On the other side of this paved road there is a moat that is more or less the limit of the Old Town of Warsaw in the strict sense, as approved by UNESCO to be a World Heritage Site.


The Royal Castle stands, no surprise, on the Castle square, walled by nice residential buildings.


Next to the castle there is a tunnel that leads to one of the bridges over the Vistula river.


The reason why the castle and the various buildings around it are so special is that they were all destroyed by bombs during World War II. Here you can spot the difference.


Its reconstruction started in 1971 and lasted almost fifteen years. Today, we can again admire the castle in its full beauty.


Let's take the gate just below the clock and enter the inner courtyard.


As you have probably guessed, in the old days the castle used to be a royal residence. Today it is a museum that houses the remainings of the past glory. Unfortunately many pieces of art were lost during centuries, stolen or destroyed during many wars endured by the castle. The last one was of course the worst one. Still, you can admire the Brussels tapestries dating from the middle of the sixteenth century.

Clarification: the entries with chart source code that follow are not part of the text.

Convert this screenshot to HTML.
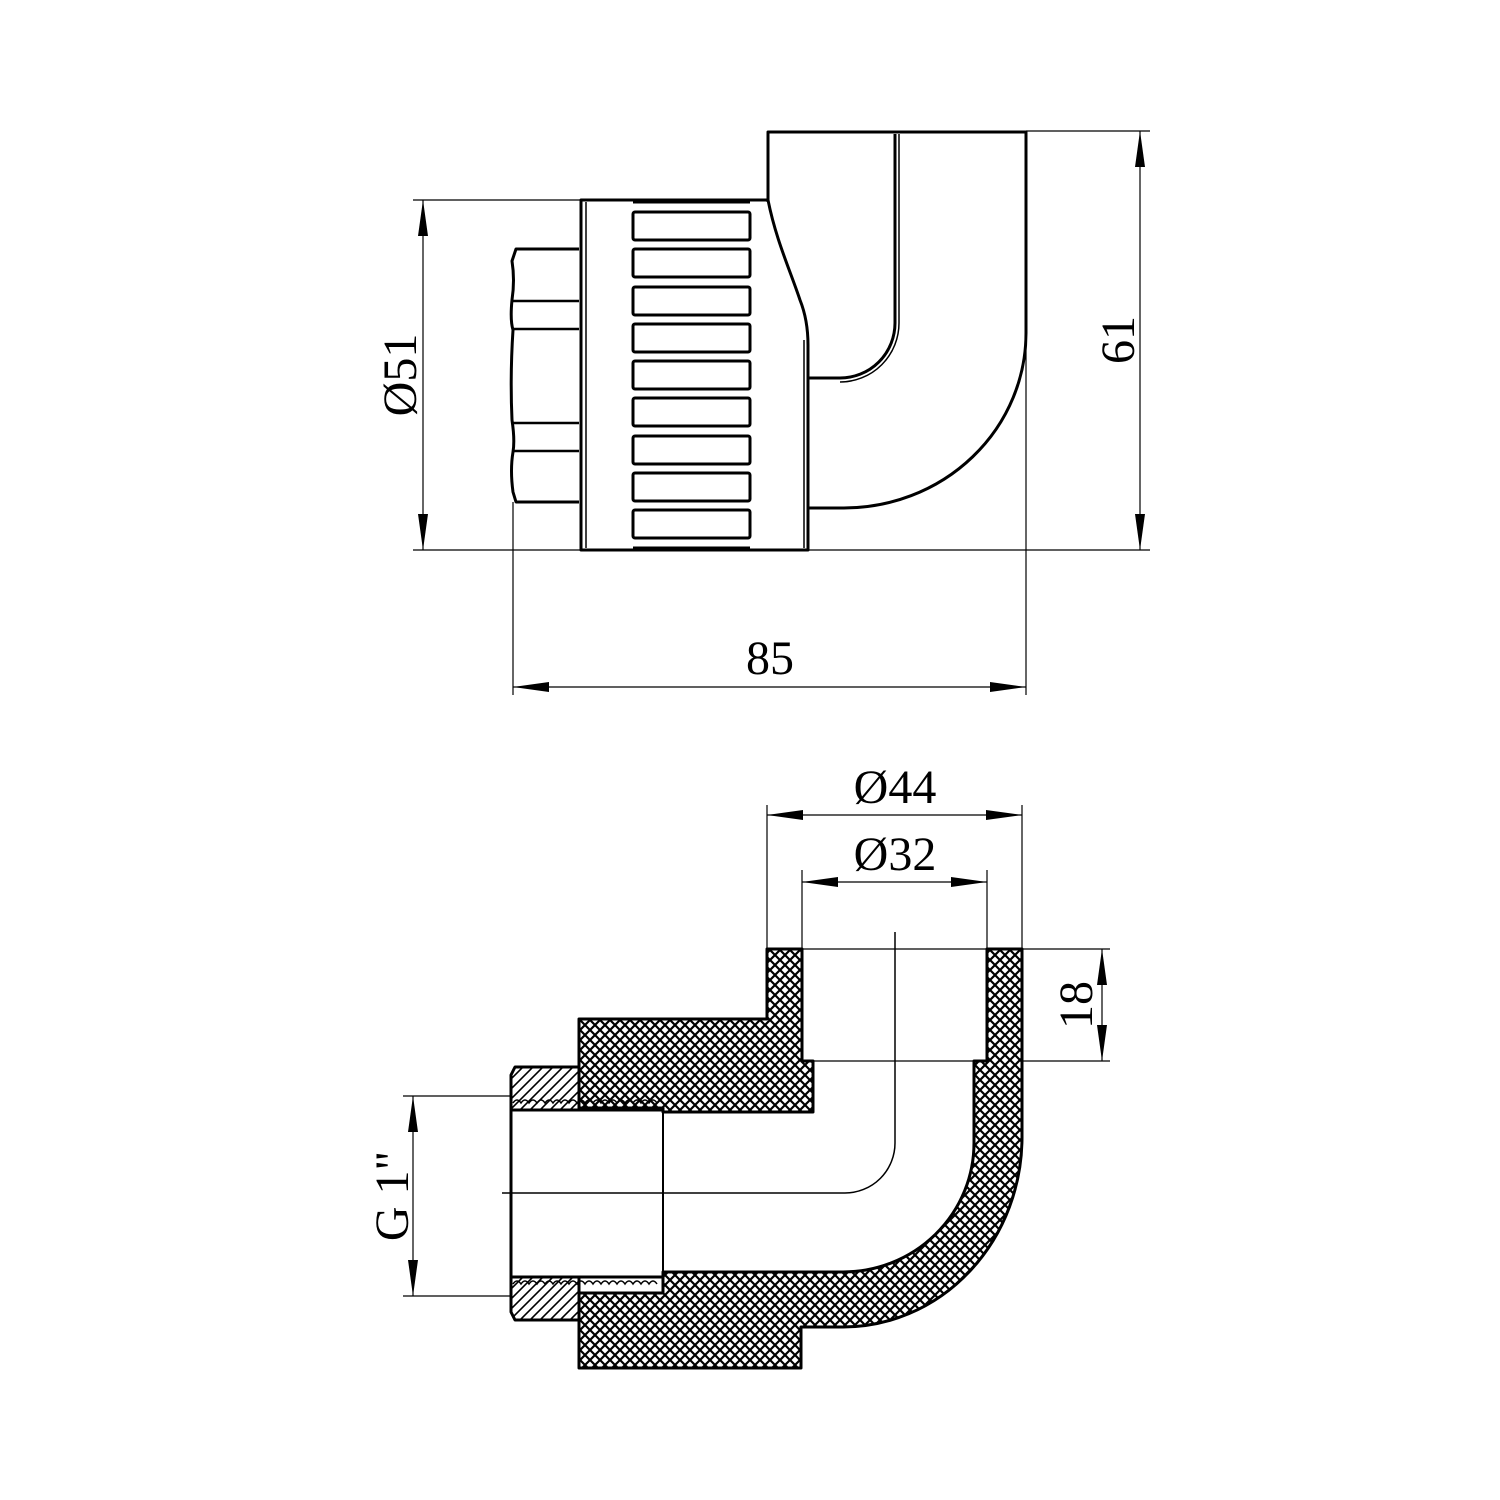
<!DOCTYPE html>
<html><head><meta charset="utf-8"><style>
html,body{margin:0;padding:0;background:#fff}
svg{display:block}
text{font-family:"Liberation Serif",serif;font-size:48px;fill:#000}
</style></head><body>
<svg width="1500" height="1500" viewBox="0 0 1500 1500" xmlns="http://www.w3.org/2000/svg">
<defs>
<pattern id="xh" width="10" height="10" patternUnits="userSpaceOnUse">
<rect width="10" height="10" fill="#fff"/>
<path d="M0 0L10 10M10 0L0 10M-2 8L2 12M8 -2L12 2M-2 2L2 -2M8 12L12 8" stroke="#000" stroke-width="2.2"/>
</pattern>
<pattern id="dh" width="10" height="10" patternUnits="userSpaceOnUse">
<rect width="10" height="10" fill="#fff"/>
<path d="M0 10L10 0M-3 3L3 -3M7 13L13 7" stroke="#000" stroke-width="1.6"/>
</pattern>
<marker id="a" viewBox="0 0 36 10" refX="36" refY="5" markerWidth="36" markerHeight="10" markerUnits="userSpaceOnUse" orient="auto-start-reverse"><path d="M0 0L36 5L0 10Z" fill="#000"/></marker>
</defs>

<!-- ================= TOP VIEW ================= -->
<g fill="none" stroke="#000" stroke-width="1.2">
<line x1="413" y1="200" x2="581" y2="200"/>
<line x1="413" y1="550" x2="1150" y2="550"/>
<line x1="1026" y1="131" x2="1150" y2="131"/>
<line x1="513" y1="502" x2="513" y2="695"/>
<line x1="1026" y1="333" x2="1026" y2="695"/>
<line x1="423" y1="200" x2="423" y2="550" marker-start="url(#a)" marker-end="url(#a)"/>
<line x1="1140" y1="131" x2="1140" y2="550" marker-start="url(#a)" marker-end="url(#a)"/>
<line x1="513" y1="687" x2="1026" y2="687" marker-start="url(#a)" marker-end="url(#a)"/>
</g>
<g fill="none" stroke="#000" stroke-width="3" stroke-linejoin="round">
<path d="M768 202 L768 132 L1026 132 L1026 333 A182 175 0 0 1 844 508 L808 508"/>
<path d="M895 134 L895 323 A55 55 0 0 1 840 378 L808 378" />
<path d="M899 134 L899 323 A59 59 0 0 1 840 382" stroke-width="1.5"/>
<path d="M581 200 L768 200 C776 240 790 270 800 300 Q808 320 808 345 L808 550 L581 550 Z"/>
<line x1="586" y1="202" x2="586" y2="548" stroke-width="1.5"/>
<line x1="804" y1="340" x2="804" y2="548" stroke-width="1.5"/>
<line x1="633" y1="201" x2="750" y2="201" stroke-width="5"/>
<line x1="633" y1="549" x2="750" y2="549" stroke-width="5"/>
<rect x="633" y="212" width="117" height="28" rx="2"/>
<rect x="633" y="249" width="117" height="28" rx="2"/>
<rect x="633" y="287" width="117" height="28" rx="2"/>
<rect x="633" y="324" width="117" height="28" rx="2"/>
<rect x="633" y="361" width="117" height="28" rx="2"/>
<rect x="633" y="398" width="117" height="28" rx="2"/>
<rect x="633" y="436" width="117" height="28" rx="2"/>
<rect x="633" y="473" width="117" height="28" rx="2"/>
<rect x="633" y="510" width="117" height="28" rx="2"/>
<path d="M579 249 L516 249 L512 261 Q515 280 512 300 Q510 320 513 330 Q510 376 512 420 Q515 440 513 452 Q510 470 513 492 L516 502 L579 502"/>
<line x1="513" y1="301" x2="579" y2="301" stroke-width="2.5"/>
<line x1="513" y1="329" x2="579" y2="329" stroke-width="2.5"/>
<line x1="513" y1="423" x2="579" y2="423" stroke-width="2.5"/>
<line x1="513" y1="451" x2="579" y2="451" stroke-width="2.5"/>
</g>
<text x="1118" y="340" text-anchor="middle" transform="rotate(-90 1118 340)" dy="16">61</text>
<text x="400" y="375" text-anchor="middle" transform="rotate(-90 400 375)" dy="16">Ø51</text>
<text x="770" y="674" text-anchor="middle">85</text>

<!-- ================= SECTION VIEW ================= -->
<g fill="none" stroke="#000" stroke-width="1.2">
<line x1="767" y1="805" x2="767" y2="949"/>
<line x1="1022" y1="805" x2="1022" y2="949"/>
<line x1="802" y1="870" x2="802" y2="949"/>
<line x1="987" y1="870" x2="987" y2="949"/>
<line x1="767" y1="815" x2="1022" y2="815" marker-start="url(#a)" marker-end="url(#a)"/>
<line x1="802" y1="882" x2="987" y2="882" marker-start="url(#a)" marker-end="url(#a)"/>
<line x1="1022" y1="949" x2="1110" y2="949"/>
<line x1="974" y1="1061" x2="1110" y2="1061"/>
<line x1="1102" y1="949" x2="1102" y2="1061" marker-start="url(#a)" marker-end="url(#a)"/>
<line x1="403" y1="1096" x2="511" y2="1096"/>
<line x1="403" y1="1296" x2="511" y2="1296"/>
<line x1="413" y1="1096" x2="413" y2="1296" marker-start="url(#a)" marker-end="url(#a)"/>
<line x1="802" y1="949" x2="987" y2="949"/>
<line x1="813" y1="1061" x2="974" y2="1061"/>
<path d="M895 932 L895 1143 A50 50 0 0 1 845 1193 L502 1193" stroke-width="1.5"/>
</g>
<g stroke="#000" stroke-width="3" stroke-linejoin="round">
<path fill="url(#xh)" d="M767 949 L802 949 L802 1061 L813 1061 L813 1112 L663 1112 L663 1108 L579 1108 L579 1019 L767 1019 Z"/>
<path fill="url(#xh)" d="M987 949 L1022 949 L1022 1137 A179 190 0 0 1 843 1327 L801 1327 L801 1368 L579 1368 L579 1293 L663 1293 L663 1272 L843 1272 A131 129 0 0 0 974 1143 L974 1061 L987 1061 Z"/>
<path fill="url(#dh)" d="M515 1067 L579 1067 L579 1110 L511 1110 L511 1075 Z"/>
<path fill="url(#dh)" d="M511 1277 L579 1277 L579 1320 L515 1320 L511 1312 Z"/>
<line x1="511" y1="1110" x2="511" y2="1277"/>
<line x1="663" y1="1110" x2="663" y2="1277" stroke-width="2"/>
<line x1="511" y1="1110" x2="663" y2="1110"/>
<line x1="511" y1="1277" x2="663" y2="1277"/>
</g>
<g fill="none" stroke="#000" stroke-width="1.5">
<path d="M513 1103 q4 -6 8 0 q4 -6 8 0 q4 -6 8 0 q4 -6 8 0 q4 -6 8 0 q4 -6 8 0 q4 -6 8 0 q4 -6 8 0 q4 -6 8 0 q4 -6 8 0 q4 -6 8 0 q4 -6 8 0 q4 -6 8 0 q4 -6 8 0 q4 -6 8 0 q4 -6 8 0 q4 -6 8 0 q4 -6 8 0"/>
<path d="M513 1284 q4 -6 8 0 q4 -6 8 0 q4 -6 8 0 q4 -6 8 0 q4 -6 8 0 q4 -6 8 0 q4 -6 8 0 q4 -6 8 0 q4 -6 8 0 q4 -6 8 0 q4 -6 8 0 q4 -6 8 0 q4 -6 8 0 q4 -6 8 0 q4 -6 8 0 q4 -6 8 0 q4 -6 8 0 q4 -6 8 0"/>
</g>
<text x="895" y="803" text-anchor="middle">Ø44</text>
<text x="895" y="870" text-anchor="middle">Ø32</text>
<text x="1076" y="1005" text-anchor="middle" transform="rotate(-90 1076 1005)" dy="16">18</text>
<text x="392" y="1196" text-anchor="middle" transform="rotate(-90 392 1196)" dy="16">G 1"</text>
</svg>
</body></html>
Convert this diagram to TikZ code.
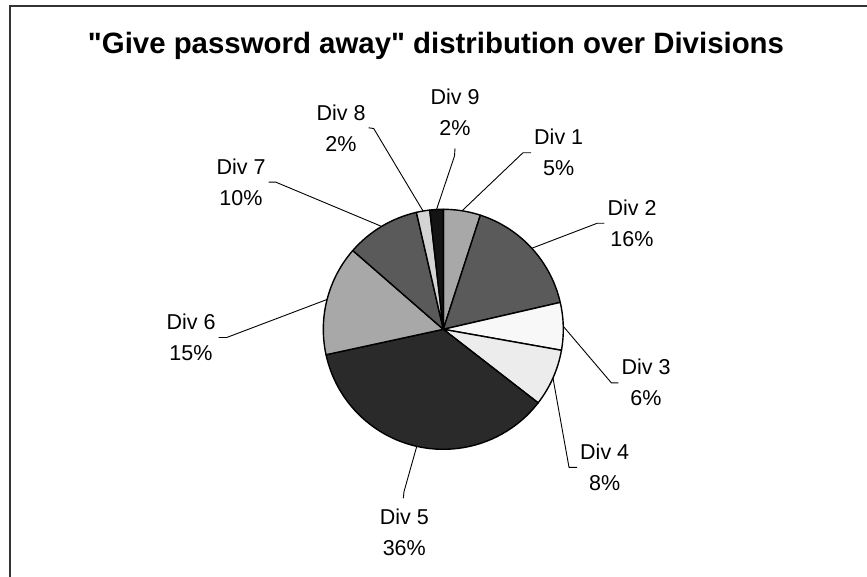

The candelabras and chandeliers are not always authentic - in some cases only a small part was rescued from bombs and thieves. But you can get an idea of what the place looked like a few centuries ago.

The paintings on the ceilings are of course reproduced recently. No walls remained after the bombing.


Also the paintings and the sculptures are not in all cases historical, at least not entirely. But the employees of the castle back in 1939 made miracles to save whatever they could.


Obviously in a royal castle the most important part is the place where the kings lived. You can see a reconstruction of the royal dining room ...


... and the royal bedroom.


Here comes the chapel ...


... and the gambling room. Great floor, isn't it?


I was however most impressed by the royal thrones. I actually found four of them. But maybe there are some more, who knows? This one is in the Old Audience Chamber. I think it is the most modest of all.


This one in the Council Chamber, a place where the Permanent Council were held. It was a kind of government, with the king as prime minister.


Then comes the Senate Chamber, where of course the Senate or the upper chamber of the parliament was meeting.


And since the king was leading such meetings he needed yet another throne.


I was a bit surprised to find out that the lower chamber of the parliament, the Deputies' Chamber, was also having its room in the castle. But no throne this time. And the banks did not seem very comfortable. Maybe it is a good idea in the end that could speed up the legislative process.


Finally comes the Throne Room. The white eagle is the national symbol of Poland. they were embroidered with silver thread.


In the basement of the castle you can watch some installations and exhibitions about the history of the building and its reconstruction. You can also see what has remained of the original walls. Not so much unfortunately.


But remember the shape the place had in 1945.


I hope that you have enjoyed this little tour. We can leave the castle by the side porch and take a nice walk around the old town - in the back you can spot the Sigismung Column, commemorating Sigismund III Vasa, the king who has turned Warsaw into the capital city of Poland.